November 5, 2021
Raising calves in the winter presents a host of extra challenges, which include ensuring that every calf receives a properly warmed liquid feeding, every time they eat.
The ideal feeding temperature for liquid rations is 100 to 105°F, according to Ann Hoskins, Calf Products Coordinator for Vita Plus. Hoskins stressed the importance of this warmth to help calves maintain body temperature and conserve energy in cold temperatures. “If calves are fed rations lower than their own body temperature, they must expend energy to regulate it, which comes at the expense of gain and immune function,” she noted.
Feeding liquids below body temperature also is one factor that increases calves’ susceptibility to abomassal bloat. The frustrating condition is so common that some experienced calf raisers refer to winter as "bloat season." A series of touchpoints in liquid feed preparation require attention to ensure the regular routines of preparing liquid rations are adjusted to compensate for frigid conditions. Cold storage is excellent for preserving powdered milk-replacer stability. But according to the experts at Grober Nutrition, milk replacer that is subject to rapid temperature changes (cold to warm and vice-versa) will cause condensation that can interfere with proper mixing and formulation of the final solution.
Hoskins advised planning ahead by moving milk replacer from cold storage to room temperature one or two days prior to use. “If adding cold powder to water, you will need to adjust water temperature for mixing,” she noted.

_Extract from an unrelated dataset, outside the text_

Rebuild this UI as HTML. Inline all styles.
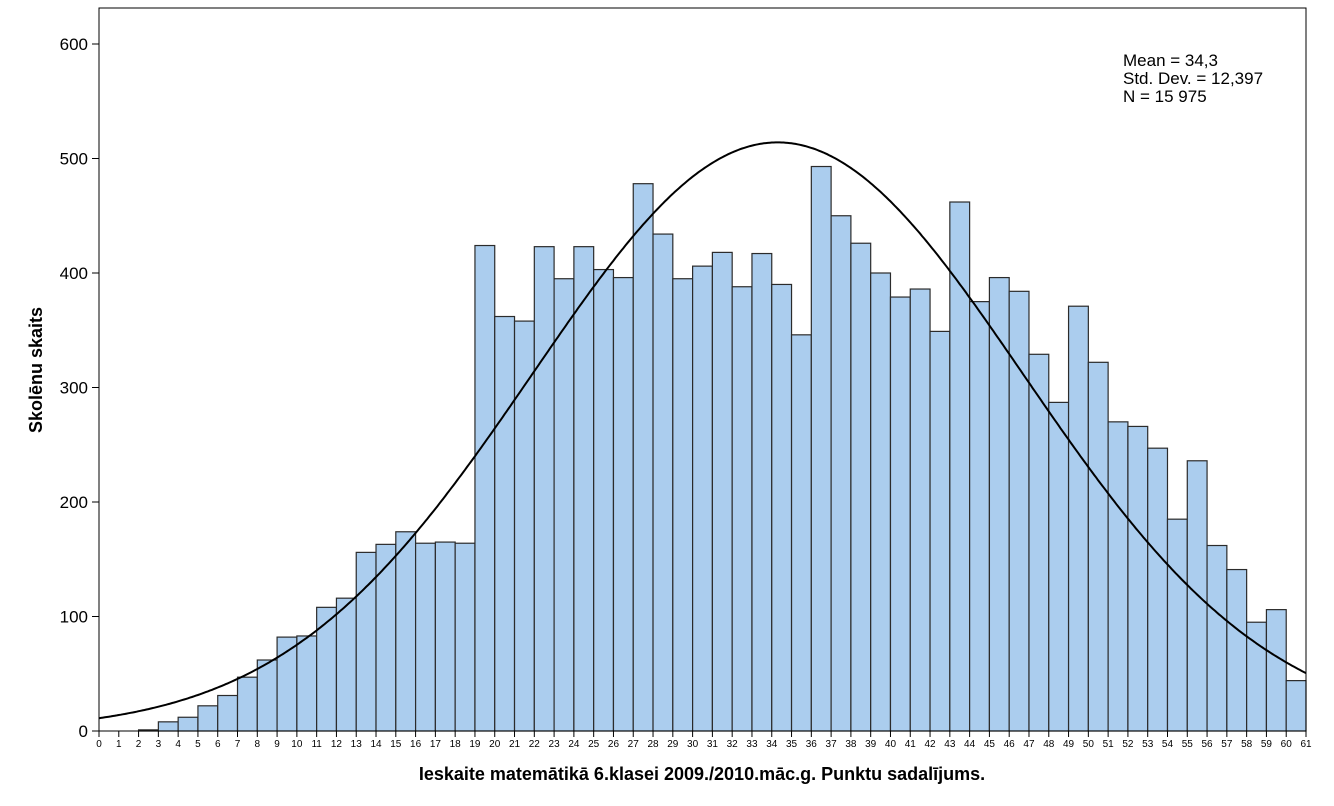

Cold pails and other feeding utensils also can drop the temperature of the final solution. And as prepared liquid feed is transported outdoors to the calves, freezing conditions can drop its temperature quickly. Hoskins suggested periodic checks of the temperature of milk being delivered to the first, middle, and last calf in a feeding group to ensure consistent temperatures. She offered the following tips to prevent temperature loss after liquid feedings are prepared:
Use an insulated tank to store prepared milk for transport.
Wrap the tank or bottles in an insulated sleeping bag. (It’s best to have a couple on hand to allow for laundering).
Use spray foam to coat the tank to help hold the heat.
Prepare multiple batches of milk and feed in smaller groups to limit outdoor exposure time.
Use lids on pails to retain heat.
If you are transporting milk via bottles or pails, build an insulated, mobile shelter to transport them.
A warm water bath also is an option, but it can create wet and uncomfortable conditions for calf feeders.
Finally, Hoskins advised feeding youngest calves to oldest, to ensure the youngest animals receive the warmest milk.